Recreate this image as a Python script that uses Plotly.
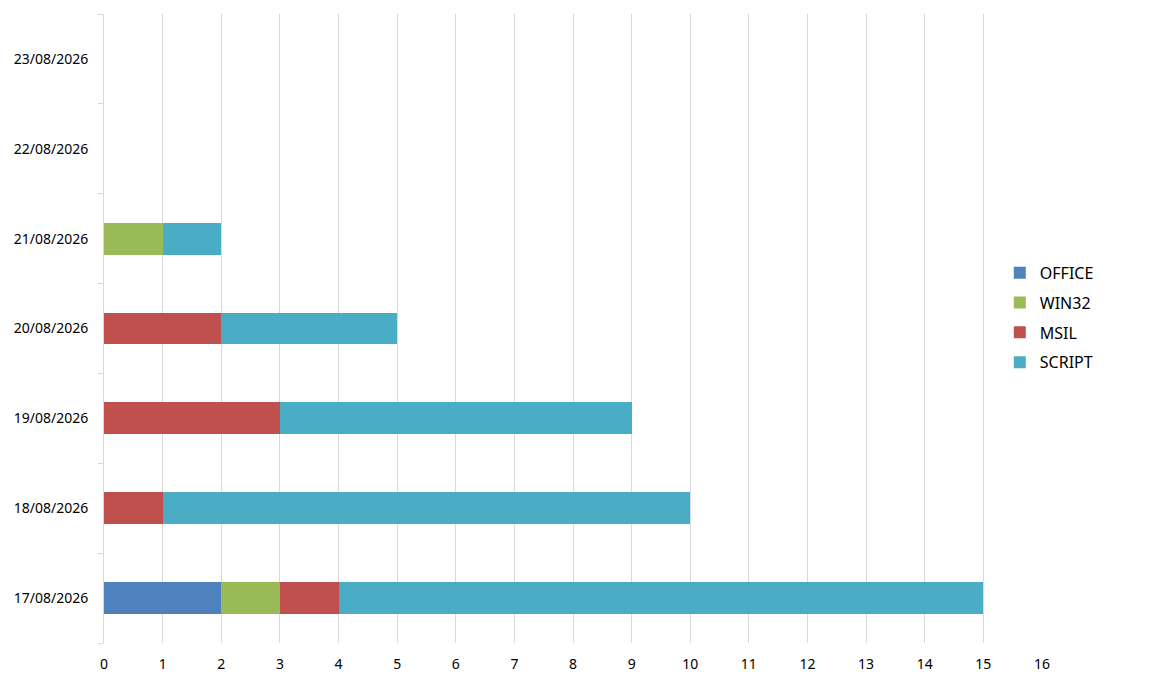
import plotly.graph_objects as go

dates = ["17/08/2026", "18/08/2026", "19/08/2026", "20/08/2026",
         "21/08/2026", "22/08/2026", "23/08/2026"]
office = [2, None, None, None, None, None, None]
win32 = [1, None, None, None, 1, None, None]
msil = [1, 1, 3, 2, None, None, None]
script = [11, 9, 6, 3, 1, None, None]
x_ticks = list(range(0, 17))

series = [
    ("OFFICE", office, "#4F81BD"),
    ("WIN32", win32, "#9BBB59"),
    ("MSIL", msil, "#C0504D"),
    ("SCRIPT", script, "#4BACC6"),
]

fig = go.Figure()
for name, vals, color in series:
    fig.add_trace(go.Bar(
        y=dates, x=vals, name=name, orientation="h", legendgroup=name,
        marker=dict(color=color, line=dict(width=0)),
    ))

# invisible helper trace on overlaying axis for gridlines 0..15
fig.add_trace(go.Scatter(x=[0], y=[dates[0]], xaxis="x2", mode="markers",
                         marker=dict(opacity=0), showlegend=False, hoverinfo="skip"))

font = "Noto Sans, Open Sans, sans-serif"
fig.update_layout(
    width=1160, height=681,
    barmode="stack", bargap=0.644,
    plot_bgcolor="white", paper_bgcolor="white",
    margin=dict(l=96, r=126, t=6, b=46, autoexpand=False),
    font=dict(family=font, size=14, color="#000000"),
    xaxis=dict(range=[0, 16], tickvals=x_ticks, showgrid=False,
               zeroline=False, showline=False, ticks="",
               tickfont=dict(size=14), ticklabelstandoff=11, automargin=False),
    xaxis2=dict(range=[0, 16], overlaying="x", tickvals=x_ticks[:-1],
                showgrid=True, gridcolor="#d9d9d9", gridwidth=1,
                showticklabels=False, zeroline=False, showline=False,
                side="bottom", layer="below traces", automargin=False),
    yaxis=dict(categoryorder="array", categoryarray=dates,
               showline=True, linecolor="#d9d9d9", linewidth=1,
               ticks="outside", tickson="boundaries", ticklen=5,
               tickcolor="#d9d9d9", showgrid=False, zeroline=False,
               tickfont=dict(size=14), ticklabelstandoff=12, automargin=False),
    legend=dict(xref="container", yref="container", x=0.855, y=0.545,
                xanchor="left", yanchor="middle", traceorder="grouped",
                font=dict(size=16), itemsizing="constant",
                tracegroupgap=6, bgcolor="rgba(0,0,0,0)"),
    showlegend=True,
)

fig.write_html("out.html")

· · ·

**Exercise task**
Look through the material above. Copy each line where the word "script" appears.

**Reply**
Recreate this image as a Python script that uses Plotly.
script = [11, 9, 6, 3, 1, None, None]
    ("SCRIPT", script, "#4BACC6"),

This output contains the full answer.